An often very optimistic view is that a subset of features in a new tool will be enough to start replacing the existing one. This is not true; a new tool will need feature parity to get user acceptance. If this is not the case, users will, when given the option, continue using the old tool and workflow.

It is possible to bring users over to a not yet fully feature-complete replacement when providing a clear benefit that makes it worth it with a subset of the functionality. Nevertheless, all previous tasks need to be solvable in some capacity — with the old tool, a temporary alternative, or a new minimal version of what is already in place.

What does help while developing the replacement in parallel is a feature freeze on the old tool. It is also well worth it to reuse what is possible, enabling a faster go-to-user. Reusing does not only mean code or design; it can also be a data format. Being able to run new and old in parallel is a huge benefit in this transition period.

Regardless of approach, the main goal needs to be that the new tool does provide a clear benefit, not just recreating what already existed (see point 3), with a 100% adoption rate. Not planning to retire the old tool is a mistake that will increase maintenance costs.

11. A new release

Rolling out a new release should be done with confidence and transparency. Confidence in having a setup that allows easy rollouts of new features to all users and being transparent about what will be released by announcing the changes. A good changelog will make a difference.

Changelog generation is a very common practice that involves taking commit messages and packing them into a list of changes. Often done with tools like Commitizen, where commit message rules define change log categories and content — I would not use this for users.

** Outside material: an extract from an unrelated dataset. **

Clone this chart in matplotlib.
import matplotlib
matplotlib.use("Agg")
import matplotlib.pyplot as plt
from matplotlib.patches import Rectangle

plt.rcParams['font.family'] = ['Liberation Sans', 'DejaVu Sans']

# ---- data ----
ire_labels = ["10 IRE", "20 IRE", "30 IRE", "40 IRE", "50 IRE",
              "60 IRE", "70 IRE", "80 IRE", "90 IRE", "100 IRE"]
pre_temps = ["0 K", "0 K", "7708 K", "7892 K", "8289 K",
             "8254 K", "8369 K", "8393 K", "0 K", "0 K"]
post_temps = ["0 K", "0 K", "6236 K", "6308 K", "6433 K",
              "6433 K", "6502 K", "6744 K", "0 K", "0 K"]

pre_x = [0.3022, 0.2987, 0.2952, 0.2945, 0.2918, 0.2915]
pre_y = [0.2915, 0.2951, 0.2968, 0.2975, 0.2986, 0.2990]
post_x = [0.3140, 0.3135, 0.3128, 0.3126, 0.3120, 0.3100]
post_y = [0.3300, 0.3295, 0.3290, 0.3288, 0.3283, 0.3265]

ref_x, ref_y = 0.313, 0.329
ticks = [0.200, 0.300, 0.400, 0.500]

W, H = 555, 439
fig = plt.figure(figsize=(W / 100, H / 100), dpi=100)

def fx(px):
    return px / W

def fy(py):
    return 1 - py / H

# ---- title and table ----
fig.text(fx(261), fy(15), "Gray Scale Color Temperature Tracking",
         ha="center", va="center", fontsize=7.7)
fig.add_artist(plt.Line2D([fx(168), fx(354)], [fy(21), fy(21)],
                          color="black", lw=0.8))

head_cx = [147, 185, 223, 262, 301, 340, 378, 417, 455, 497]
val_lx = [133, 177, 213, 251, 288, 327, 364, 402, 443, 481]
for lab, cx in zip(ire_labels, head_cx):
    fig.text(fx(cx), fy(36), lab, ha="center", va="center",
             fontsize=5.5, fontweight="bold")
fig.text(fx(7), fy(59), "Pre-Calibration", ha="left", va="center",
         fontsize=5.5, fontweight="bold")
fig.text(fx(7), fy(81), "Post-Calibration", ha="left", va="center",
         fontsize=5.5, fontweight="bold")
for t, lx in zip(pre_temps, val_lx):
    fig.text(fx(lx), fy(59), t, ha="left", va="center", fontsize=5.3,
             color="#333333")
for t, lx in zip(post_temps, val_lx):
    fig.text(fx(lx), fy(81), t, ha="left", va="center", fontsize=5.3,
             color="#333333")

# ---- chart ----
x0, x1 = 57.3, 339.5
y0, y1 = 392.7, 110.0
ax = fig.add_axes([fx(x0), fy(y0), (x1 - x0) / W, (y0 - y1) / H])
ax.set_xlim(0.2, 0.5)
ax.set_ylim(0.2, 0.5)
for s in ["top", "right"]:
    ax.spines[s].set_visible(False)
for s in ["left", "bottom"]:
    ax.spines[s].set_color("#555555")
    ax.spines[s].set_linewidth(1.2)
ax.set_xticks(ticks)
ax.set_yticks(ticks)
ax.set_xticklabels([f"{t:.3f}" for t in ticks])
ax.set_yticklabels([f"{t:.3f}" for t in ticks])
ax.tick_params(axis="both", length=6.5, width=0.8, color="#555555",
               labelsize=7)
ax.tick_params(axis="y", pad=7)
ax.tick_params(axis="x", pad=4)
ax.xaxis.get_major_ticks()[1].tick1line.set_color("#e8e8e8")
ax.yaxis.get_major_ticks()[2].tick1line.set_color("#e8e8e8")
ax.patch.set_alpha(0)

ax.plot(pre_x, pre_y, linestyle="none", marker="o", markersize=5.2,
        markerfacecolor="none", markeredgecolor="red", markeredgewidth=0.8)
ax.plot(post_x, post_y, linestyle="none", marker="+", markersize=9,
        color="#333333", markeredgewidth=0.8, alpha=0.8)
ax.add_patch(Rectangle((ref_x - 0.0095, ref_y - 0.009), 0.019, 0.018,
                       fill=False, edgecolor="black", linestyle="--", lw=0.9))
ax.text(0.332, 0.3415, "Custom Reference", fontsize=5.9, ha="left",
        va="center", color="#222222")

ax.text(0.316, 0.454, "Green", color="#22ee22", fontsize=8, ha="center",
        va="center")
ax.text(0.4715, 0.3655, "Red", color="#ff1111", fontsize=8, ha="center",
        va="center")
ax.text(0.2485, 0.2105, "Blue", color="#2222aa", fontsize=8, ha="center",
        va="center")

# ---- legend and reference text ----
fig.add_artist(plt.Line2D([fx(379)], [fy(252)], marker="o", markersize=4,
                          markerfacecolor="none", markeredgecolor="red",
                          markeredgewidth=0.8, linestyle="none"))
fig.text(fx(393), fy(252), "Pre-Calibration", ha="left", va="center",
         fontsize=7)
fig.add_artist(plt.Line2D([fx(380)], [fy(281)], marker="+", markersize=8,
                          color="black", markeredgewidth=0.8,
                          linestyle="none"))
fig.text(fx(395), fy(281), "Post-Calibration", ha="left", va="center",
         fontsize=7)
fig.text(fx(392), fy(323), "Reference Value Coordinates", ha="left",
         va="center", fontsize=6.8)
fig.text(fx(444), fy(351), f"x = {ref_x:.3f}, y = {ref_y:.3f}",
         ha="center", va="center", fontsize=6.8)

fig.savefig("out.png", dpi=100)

This kind of generated changelog is very technical and may be useful for developers working on a tool, but not for the end user. A good user changelog is human-readable, with focus on explaining or even showing new features and what user-reported issues were fixed.

It doesn't even need to be complicated or have a lot of text — images or recordings go even further. Anything that helps your user understand what is new and how it works, maybe even making them excited to try out the new release.

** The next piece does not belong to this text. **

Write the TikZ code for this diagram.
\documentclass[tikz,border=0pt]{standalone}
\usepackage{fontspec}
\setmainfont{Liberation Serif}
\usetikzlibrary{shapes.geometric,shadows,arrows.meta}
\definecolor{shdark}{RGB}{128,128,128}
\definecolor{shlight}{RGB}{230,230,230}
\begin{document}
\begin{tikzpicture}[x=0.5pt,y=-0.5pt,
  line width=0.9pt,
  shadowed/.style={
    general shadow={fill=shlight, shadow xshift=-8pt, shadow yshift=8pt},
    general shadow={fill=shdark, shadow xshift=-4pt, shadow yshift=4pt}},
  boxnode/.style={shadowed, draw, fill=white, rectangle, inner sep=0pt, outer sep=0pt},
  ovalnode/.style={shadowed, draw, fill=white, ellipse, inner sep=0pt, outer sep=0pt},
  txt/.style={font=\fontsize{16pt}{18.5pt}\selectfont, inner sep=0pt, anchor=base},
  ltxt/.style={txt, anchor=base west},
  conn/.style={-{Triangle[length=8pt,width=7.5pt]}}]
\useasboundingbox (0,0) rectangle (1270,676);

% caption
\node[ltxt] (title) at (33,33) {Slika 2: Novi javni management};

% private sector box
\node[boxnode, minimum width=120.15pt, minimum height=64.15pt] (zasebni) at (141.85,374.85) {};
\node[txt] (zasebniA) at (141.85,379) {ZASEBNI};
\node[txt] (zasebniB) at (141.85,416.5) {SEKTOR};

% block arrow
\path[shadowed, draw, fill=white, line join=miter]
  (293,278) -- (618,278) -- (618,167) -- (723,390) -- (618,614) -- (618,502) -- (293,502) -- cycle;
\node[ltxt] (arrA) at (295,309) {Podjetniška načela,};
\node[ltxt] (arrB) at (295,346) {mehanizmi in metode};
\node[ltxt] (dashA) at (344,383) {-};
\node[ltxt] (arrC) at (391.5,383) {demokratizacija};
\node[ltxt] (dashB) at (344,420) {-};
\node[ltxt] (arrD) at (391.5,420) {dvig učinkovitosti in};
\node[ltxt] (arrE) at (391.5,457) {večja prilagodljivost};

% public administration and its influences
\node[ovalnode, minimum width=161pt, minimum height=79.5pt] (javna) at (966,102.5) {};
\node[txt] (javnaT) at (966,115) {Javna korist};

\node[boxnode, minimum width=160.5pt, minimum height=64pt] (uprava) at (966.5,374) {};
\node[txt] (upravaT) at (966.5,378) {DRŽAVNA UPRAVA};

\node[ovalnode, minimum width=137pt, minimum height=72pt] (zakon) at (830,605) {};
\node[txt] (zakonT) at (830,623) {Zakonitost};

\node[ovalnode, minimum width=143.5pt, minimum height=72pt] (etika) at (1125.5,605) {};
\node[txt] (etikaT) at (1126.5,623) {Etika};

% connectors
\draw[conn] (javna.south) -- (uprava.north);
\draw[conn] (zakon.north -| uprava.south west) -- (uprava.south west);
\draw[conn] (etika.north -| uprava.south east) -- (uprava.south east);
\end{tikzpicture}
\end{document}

12. You're never really done

Ever heard "When we finish this tool, we build the next"? You're never done. Every new tool comes with new responsibilities. Fixing bugs, supporting new operating systems, and adding features. Saying a tool is done equals abandonment.

This is not a problem but an opportunity — instead of creating a new tool, an existing one can be extended. Alternatively, maybe there is something "off the shelf". Before creating a new one, all options need to be considered.

Now, when creating a new tool and keeping future responsibility in mind, extensibility should be considered. Giving the user methods to extend the tool, write plugins, create visual extensions, and support admin roles that can configure aspects for others. Generally, making it possible for users to solve new problems with what is given.

13. Above and Beyond

Going the extra mile is worth it. As said in the beginning, "good enough is just not good". Of course, this is not always the case, but we should all challenge ourselves to really go above and beyond.

Thinking from the users' perspective: fixing bugs, for example with reoccurring bug squashing days; getting regular feedback, this could be done by sending out short user surveys*; removing friction by looking at the time spent between tools; collaborating with others, not stopping at team borders.

In the end, it shouldn't even be going the extra mile; it should never be good enough. It should be going all the way, treating the target audience with respect and care and creating amazing internal tools.


Epilogue

It turned out I had more to say about tool development than I initially expected. Even though I numbered every part, there is no associated order; I rather tried to tell a coherent story. Like I initially said, context will decide what is important; sometimes I do a few, sometimes everything.

As guidelines go, I pick, mix, and match as I please. Though if there is one thing to remember between tool creator and user, as the great Bill and Ted said, "Be excellent to each other".